— START OF Input records —
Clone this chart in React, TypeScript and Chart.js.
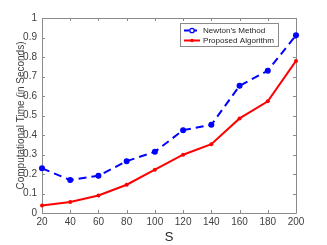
import React, { useEffect, useRef } from "react";
import { Chart, registerables } from "chart.js";

Chart.register(...registerables);

const sizes = [20, 40, 60, 80, 100, 120, 140, 160, 180, 200];
const newtonTimes = [0.229, 0.169, 0.191, 0.266, 0.314, 0.425, 0.452, 0.652, 0.73, 0.911];
const proposedTimes = [0.039, 0.056, 0.09, 0.145, 0.222, 0.299, 0.353, 0.485, 0.573, 0.78];
const yTicks = [0, 0.1, 0.2, 0.3, 0.4, 0.5, 0.6, 0.7, 0.8, 0.9, 1];
const seriesNames = ["Newton\u2019s Method", "Proposed Algorithm"];

const FONT = "'Liberation Sans', Arial, sans-serif";
const BLUE = "#0000ff";
const RED = "#ff0000";

const framePlugin = {
  id: "frame",
  beforeDatasetsDraw(chart: any) {
    const { ctx, chartArea } = chart;
    const { left, right, top, bottom } = chartArea;
    const xs = chart.scales.x;
    const ys = chart.scales.y;
    ctx.save();
    ctx.strokeStyle = "#8a8a8a";
    ctx.lineWidth = 1;
    ctx.beginPath();
    ctx.rect(Math.round(left) + 0.5, Math.round(top) + 0.5, Math.round(right - left), Math.round(bottom - top));
    ctx.stroke();
    const tl = 3;
    ctx.beginPath();
    for (const v of sizes) {
      const px = Math.round(xs.getPixelForValue(v)) + 0.5;
      ctx.moveTo(px, bottom);
      ctx.lineTo(px, bottom - tl);
      ctx.moveTo(px, top);
      ctx.lineTo(px, top + tl);
    }
    for (const v of yTicks) {
      const py = Math.round(ys.getPixelForValue(v)) + 0.5;
      ctx.moveTo(left, py);
      ctx.lineTo(left + tl, py);
      ctx.moveTo(right, py);
      ctx.lineTo(right - tl, py);
    }
    ctx.stroke();
    ctx.restore();
  },
  afterDatasetsDraw(chart: any) {
    const { ctx } = chart;
    ctx.save();
    // legend box
    const bx = 180.5, by = 23.5, bw = 98, bh = 23;
    ctx.fillStyle = "#ffffff";
    ctx.fillRect(bx, by, bw, bh);
    ctx.strokeStyle = "#8a8a8a";
    ctx.lineWidth = 1;
    ctx.strokeRect(bx, by, bw, bh);
    ctx.font = `10px ${FONT}`;
    const w10 = ctx.measureText(seriesNames[1]).width;
    const fs = Math.min(10, (10 * 71) / w10);
    const rows = [
      { y: 30.5, color: BLUE, dash: [5, 3], name: seriesNames[0], marker: "circle" },
      { y: 40.5, color: RED, dash: [], name: seriesNames[1], marker: "dot" },
    ];
    for (const r of rows) {
      ctx.strokeStyle = r.color;
      ctx.lineWidth = 2;
      ctx.setLineDash(r.dash);
      ctx.beginPath();
      ctx.moveTo(184, r.y);
      ctx.lineTo(200, r.y);
      ctx.stroke();
      ctx.setLineDash([]);
      ctx.beginPath();
      if (r.marker === "circle") {
        ctx.lineWidth = 1.3;
        ctx.arc(192, r.y, 2.2, 0, Math.PI * 2);
        ctx.fillStyle = "#ffffff";
        ctx.fill();
        ctx.stroke();
      } else {
        ctx.fillStyle = r.color;
        ctx.arc(192, r.y, 1.8, 0, Math.PI * 2);
        ctx.fill();
      }
      ctx.fillStyle = "#262626";
      ctx.font = `${fs}px ${FONT}`;
      ctx.textBaseline = "middle";
      ctx.textAlign = "left";
      ctx.fillText(r.name, 203, r.y + 0.5);
    }
    ctx.restore();
  },
};

export default function App() {
  const ref = useRef<HTMLCanvasElement | null>(null);
  useEffect(() => {
    document.body.style.margin = "0";
    const chart = new Chart(ref.current!, {
      type: "line",
      data: {
        datasets: [
          {
            label: seriesNames[0],
            data: sizes.map((s, i) => ({ x: s, y: newtonTimes[i] })),
            borderColor: BLUE,
            backgroundColor: BLUE,
            borderWidth: 2,
            borderDash: [8, 5],
            pointRadius: 2.4,
            pointBorderWidth: 1.2,
            pointBackgroundColor: BLUE,
            pointBorderColor: BLUE,
            tension: 0,
            clip: 6,
          },
          {
            label: seriesNames[1],
            data: sizes.map((s, i) => ({ x: s, y: proposedTimes[i] })),
            borderColor: RED,
            backgroundColor: RED,
            borderWidth: 2,
            pointRadius: 2,
            pointBorderWidth: 0,
            pointBackgroundColor: RED,
            tension: 0,
            clip: 6,
          },
        ],
      },
      options: {
        animation: false,
        responsive: false,
        maintainAspectRatio: false,
        layout: { padding: { left: 0, right: 31, top: 18, bottom: 0 } },
        plugins: { legend: { display: false }, tooltip: { enabled: false } },
        scales: {
          x: {
            type: "linear",
            min: 20,
            max: 200,
            afterBuildTicks: (s: any) => {
              s.ticks = sizes.map((v) => ({ value: v }));
            },
            afterFit: (s: any) => {
              s.height = 32;
            },
            grid: { display: false, drawTicks: false },
            border: { display: false },
            ticks: {
              color: "#404040",
              font: { family: FONT, size: 10 },
              padding: 3,
              maxRotation: 0,
              autoSkip: false,
            },
            title: {
              display: true,
              text: "S",
              color: "#262626",
              font: { family: FONT, size: 13, lineHeight: 1 },
              padding: { top: 0, bottom: 1 },
            },
          },
          y: {
            type: "linear",
            min: 0,
            max: 1,
            afterBuildTicks: (s: any) => {
              s.ticks = yTicks.map((v) => ({ value: v }));
            },
            afterFit: (s: any) => {
              s.width = 42;
            },
            grid: { display: false, drawTicks: false },
            border: { display: false },
            ticks: {
              color: "#404040",
              font: { family: FONT, size: 10 },
              padding: 5,
              autoSkip: false,
              callback: (v: any) => String(v),
            },
            title: {
              display: true,
              text: "Computational Time (in Seconds)",
              color: "#404040",
              font: { family: FONT, size: 10, lineHeight: 1.2 },
              padding: { top: 15, bottom: 0 },
            },
          },
        },
      },
      plugins: [framePlugin],
    });
    return () => chart.destroy();
  }, []);
  return (
    <div style={{ position: "absolute", left: 0, top: 0, width: 327, height: 245 }}>
      <canvas ref={ref} width={327} height={245} style={{ width: 327, height: 245 }} />
    </div>
  );
}
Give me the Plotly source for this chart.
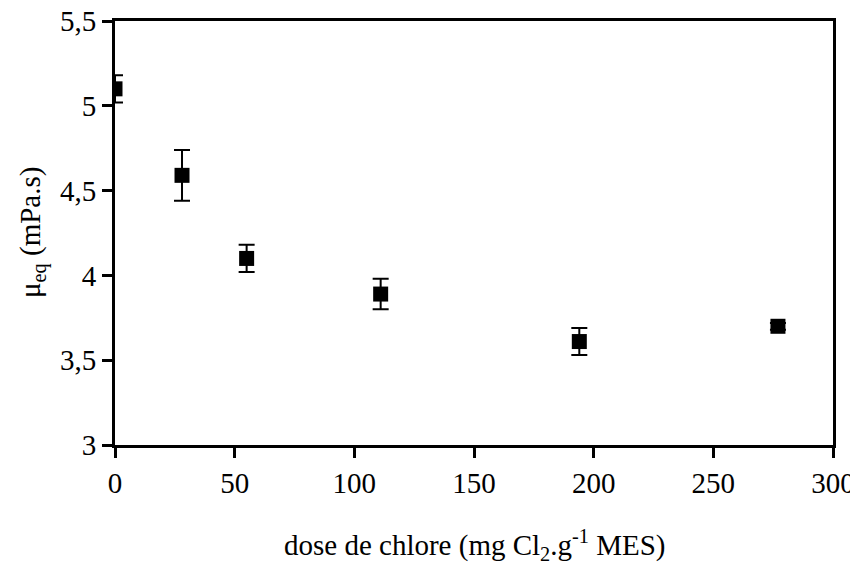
— END OF Input records —
**Exercise details:**
Look through the material above and work out how many of its lines contain "this". State the number only.

**Written answer:**
2